What to do: Write out the listing, please, but only from its first line through the line containing "plt.rcParams['mathtext.rm'] = 'Liberation", exactly as given and without pictures.

====

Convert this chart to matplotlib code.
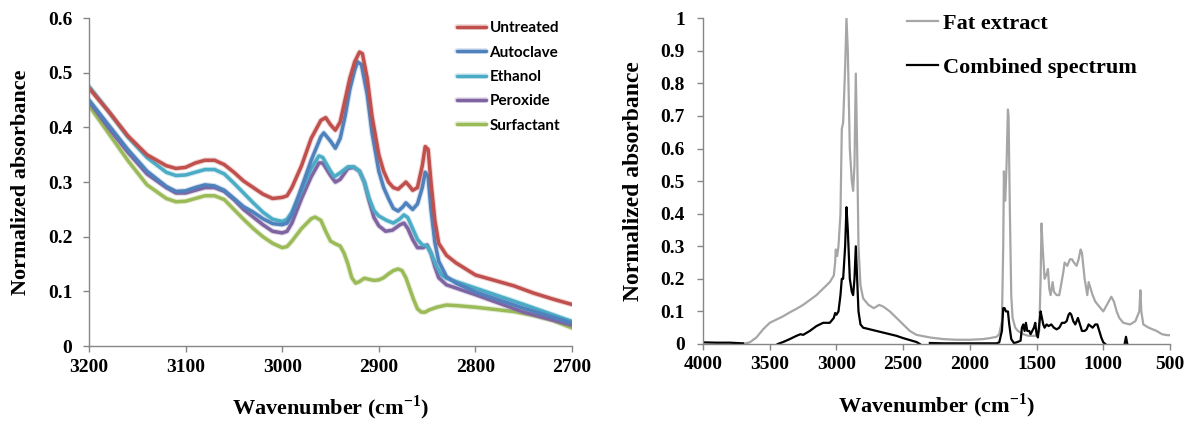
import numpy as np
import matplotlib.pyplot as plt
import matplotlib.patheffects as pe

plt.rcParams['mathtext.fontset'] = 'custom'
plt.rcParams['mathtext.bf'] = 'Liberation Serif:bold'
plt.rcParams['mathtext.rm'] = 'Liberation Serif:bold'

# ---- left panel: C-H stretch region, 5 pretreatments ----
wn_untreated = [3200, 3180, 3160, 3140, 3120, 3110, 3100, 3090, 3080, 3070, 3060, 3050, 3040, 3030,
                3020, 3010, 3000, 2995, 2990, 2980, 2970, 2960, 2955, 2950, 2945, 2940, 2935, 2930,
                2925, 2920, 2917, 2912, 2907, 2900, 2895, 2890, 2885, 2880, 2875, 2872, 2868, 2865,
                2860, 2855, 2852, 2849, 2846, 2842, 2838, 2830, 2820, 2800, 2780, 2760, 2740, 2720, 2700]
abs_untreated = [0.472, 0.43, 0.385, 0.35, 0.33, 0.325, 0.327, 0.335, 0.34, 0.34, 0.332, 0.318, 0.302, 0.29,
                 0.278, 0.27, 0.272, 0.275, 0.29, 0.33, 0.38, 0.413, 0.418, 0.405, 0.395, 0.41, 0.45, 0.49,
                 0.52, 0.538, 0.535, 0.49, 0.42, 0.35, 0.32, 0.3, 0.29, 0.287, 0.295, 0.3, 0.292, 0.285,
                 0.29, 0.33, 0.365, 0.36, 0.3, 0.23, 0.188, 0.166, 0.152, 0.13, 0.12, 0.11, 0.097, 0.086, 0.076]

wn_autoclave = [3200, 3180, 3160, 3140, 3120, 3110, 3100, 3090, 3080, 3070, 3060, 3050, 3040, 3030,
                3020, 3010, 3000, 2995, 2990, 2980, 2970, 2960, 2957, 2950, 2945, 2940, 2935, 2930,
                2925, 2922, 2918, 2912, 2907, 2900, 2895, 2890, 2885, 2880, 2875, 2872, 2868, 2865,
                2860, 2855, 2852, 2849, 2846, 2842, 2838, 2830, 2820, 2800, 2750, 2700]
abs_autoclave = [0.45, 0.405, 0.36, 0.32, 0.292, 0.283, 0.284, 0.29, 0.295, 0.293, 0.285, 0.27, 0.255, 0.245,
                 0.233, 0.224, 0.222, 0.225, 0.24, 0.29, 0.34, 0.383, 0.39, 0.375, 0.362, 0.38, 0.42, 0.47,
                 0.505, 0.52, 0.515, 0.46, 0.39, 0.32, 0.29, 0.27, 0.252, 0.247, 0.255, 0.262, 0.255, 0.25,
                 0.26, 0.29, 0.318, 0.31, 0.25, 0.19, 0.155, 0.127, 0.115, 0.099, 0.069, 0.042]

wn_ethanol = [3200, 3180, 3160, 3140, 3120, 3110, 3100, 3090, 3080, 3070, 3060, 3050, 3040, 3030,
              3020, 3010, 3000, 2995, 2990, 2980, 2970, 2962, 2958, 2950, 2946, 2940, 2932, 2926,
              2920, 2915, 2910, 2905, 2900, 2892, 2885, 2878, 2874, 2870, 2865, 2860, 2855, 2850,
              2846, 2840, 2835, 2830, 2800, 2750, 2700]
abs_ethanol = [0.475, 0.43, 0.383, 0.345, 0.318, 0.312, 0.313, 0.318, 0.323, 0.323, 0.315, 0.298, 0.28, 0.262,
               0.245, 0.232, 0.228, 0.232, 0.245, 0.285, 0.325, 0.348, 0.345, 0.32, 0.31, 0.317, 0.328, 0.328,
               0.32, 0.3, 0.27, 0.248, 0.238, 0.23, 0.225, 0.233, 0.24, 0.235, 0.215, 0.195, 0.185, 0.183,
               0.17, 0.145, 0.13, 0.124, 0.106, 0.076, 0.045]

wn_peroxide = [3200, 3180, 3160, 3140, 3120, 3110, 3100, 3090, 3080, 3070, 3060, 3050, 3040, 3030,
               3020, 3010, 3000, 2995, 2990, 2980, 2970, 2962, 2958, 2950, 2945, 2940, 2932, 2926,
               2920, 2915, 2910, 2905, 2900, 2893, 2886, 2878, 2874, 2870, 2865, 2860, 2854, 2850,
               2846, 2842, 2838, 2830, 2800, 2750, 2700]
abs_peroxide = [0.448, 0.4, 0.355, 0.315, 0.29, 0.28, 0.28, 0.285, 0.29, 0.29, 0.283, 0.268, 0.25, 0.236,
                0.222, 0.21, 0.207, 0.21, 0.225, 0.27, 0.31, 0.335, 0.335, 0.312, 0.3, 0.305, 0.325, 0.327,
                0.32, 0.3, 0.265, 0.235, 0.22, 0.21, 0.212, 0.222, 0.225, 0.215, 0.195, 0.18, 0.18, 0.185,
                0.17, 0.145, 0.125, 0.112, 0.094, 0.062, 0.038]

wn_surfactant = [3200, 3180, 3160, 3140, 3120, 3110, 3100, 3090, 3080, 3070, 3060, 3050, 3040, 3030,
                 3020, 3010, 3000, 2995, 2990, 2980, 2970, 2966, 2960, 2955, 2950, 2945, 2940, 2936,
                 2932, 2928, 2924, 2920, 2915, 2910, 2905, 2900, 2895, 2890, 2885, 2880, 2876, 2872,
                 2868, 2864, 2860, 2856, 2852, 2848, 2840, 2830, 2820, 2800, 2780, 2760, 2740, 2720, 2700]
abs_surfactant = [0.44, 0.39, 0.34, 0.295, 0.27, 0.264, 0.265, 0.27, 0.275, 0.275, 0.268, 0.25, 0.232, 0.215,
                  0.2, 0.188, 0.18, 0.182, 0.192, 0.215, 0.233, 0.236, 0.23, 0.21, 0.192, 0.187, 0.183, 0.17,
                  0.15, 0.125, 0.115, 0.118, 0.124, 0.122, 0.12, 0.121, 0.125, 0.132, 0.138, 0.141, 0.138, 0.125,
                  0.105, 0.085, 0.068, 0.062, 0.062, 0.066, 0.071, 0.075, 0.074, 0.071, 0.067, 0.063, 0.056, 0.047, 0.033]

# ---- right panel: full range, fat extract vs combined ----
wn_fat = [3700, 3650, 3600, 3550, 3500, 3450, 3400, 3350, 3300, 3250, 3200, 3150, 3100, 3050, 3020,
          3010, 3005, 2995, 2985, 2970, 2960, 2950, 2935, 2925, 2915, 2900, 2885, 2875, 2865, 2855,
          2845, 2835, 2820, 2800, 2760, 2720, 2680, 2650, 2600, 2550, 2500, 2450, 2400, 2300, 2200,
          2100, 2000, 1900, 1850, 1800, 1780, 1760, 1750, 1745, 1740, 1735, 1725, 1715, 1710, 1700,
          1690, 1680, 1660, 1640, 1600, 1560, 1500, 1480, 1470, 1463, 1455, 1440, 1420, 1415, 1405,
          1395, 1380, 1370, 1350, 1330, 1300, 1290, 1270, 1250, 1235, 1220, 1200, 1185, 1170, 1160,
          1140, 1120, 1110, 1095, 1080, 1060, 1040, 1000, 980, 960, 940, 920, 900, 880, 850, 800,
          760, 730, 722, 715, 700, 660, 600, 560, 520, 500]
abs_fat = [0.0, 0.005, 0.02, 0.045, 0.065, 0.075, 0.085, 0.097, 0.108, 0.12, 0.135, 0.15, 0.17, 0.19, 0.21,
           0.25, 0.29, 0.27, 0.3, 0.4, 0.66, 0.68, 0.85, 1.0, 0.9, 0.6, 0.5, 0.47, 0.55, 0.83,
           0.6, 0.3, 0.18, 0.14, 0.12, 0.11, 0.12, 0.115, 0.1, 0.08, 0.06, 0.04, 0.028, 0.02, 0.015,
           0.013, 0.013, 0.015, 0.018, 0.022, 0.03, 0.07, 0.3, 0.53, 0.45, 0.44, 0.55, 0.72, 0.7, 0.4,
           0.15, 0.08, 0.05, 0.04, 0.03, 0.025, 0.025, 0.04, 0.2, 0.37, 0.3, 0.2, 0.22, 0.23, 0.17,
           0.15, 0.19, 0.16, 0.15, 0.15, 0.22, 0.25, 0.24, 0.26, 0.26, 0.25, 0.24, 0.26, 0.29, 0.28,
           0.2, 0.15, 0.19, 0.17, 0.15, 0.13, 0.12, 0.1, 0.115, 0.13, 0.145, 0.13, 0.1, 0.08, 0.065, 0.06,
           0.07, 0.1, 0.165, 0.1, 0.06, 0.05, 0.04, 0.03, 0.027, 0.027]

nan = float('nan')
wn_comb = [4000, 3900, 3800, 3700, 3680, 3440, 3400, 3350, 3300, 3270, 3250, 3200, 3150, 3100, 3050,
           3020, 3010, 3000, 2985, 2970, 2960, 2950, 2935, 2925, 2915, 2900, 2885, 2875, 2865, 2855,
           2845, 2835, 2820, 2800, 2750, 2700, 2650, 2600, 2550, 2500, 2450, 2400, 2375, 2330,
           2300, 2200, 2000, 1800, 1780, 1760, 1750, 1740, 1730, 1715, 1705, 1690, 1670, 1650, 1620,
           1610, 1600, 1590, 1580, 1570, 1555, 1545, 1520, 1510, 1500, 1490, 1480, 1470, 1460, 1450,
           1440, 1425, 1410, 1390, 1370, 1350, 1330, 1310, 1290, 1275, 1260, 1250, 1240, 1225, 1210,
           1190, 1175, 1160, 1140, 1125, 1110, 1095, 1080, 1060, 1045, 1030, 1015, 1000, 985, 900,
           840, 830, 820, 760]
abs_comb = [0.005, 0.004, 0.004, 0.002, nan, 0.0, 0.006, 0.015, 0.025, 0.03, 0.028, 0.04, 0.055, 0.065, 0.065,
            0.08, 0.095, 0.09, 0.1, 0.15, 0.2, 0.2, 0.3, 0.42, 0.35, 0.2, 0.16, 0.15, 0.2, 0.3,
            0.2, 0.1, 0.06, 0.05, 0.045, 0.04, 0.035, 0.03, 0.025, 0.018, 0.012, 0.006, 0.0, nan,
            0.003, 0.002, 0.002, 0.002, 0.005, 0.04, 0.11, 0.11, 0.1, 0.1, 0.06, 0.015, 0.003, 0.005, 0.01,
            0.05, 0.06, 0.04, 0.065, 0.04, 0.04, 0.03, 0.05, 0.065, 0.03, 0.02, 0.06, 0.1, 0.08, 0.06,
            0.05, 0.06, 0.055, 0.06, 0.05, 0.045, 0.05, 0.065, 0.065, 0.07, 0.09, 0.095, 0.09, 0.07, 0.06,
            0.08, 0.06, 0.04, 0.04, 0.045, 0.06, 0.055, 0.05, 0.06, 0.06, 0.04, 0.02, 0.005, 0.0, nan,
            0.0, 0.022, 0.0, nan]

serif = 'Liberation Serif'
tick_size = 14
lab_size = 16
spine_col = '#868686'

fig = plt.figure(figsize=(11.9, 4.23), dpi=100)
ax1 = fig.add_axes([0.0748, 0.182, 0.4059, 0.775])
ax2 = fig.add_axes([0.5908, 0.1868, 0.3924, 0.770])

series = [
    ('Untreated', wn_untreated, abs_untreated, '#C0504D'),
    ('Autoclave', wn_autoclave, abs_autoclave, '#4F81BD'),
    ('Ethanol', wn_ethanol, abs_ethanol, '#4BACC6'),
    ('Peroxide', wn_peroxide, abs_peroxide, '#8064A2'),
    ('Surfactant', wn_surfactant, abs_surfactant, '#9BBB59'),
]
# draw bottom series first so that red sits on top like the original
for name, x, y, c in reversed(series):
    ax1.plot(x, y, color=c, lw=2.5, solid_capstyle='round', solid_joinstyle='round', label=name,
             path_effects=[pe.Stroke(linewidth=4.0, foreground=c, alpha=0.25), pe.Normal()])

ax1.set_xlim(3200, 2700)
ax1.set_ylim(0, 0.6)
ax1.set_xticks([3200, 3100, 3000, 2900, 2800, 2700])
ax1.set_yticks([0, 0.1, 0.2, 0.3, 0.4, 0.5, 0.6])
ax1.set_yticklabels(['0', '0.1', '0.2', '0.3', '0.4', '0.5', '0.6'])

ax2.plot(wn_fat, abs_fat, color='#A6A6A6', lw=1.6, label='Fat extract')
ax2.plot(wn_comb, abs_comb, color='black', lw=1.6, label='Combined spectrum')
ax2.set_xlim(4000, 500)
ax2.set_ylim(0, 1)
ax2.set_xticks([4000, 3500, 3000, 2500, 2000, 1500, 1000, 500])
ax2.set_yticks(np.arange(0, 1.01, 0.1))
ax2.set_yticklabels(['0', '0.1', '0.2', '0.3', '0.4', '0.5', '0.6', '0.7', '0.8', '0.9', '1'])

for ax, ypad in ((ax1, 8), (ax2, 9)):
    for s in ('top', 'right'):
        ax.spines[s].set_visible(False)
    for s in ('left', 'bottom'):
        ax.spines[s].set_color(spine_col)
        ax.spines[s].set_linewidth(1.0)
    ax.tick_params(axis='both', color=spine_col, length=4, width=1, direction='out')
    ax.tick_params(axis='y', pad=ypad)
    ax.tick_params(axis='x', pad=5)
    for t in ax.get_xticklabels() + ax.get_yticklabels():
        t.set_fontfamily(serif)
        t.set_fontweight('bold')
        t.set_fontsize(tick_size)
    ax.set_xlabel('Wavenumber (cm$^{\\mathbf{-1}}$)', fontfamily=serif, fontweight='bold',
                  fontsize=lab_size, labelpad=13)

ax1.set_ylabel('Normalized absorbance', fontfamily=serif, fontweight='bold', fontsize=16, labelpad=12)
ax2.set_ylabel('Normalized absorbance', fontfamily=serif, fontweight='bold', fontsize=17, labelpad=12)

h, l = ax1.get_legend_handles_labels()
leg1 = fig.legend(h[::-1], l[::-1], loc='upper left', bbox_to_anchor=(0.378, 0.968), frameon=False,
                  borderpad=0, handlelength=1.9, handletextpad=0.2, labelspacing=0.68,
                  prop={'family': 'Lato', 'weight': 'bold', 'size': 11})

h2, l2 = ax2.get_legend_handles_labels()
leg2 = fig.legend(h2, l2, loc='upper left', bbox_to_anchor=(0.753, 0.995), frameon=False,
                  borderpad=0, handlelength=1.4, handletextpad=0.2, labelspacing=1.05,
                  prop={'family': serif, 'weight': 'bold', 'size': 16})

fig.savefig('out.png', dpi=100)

====

Solution to the exercise:
Convert this chart to matplotlib code.
import numpy as np
import matplotlib.pyplot as plt
import matplotlib.patheffects as pe

plt.rcParams['mathtext.fontset'] = 'custom'
plt.rcParams['mathtext.bf'] = 'Liberation Serif:bold'
plt.rcParams['mathtext.rm'] = 'Liberation Serif:bold'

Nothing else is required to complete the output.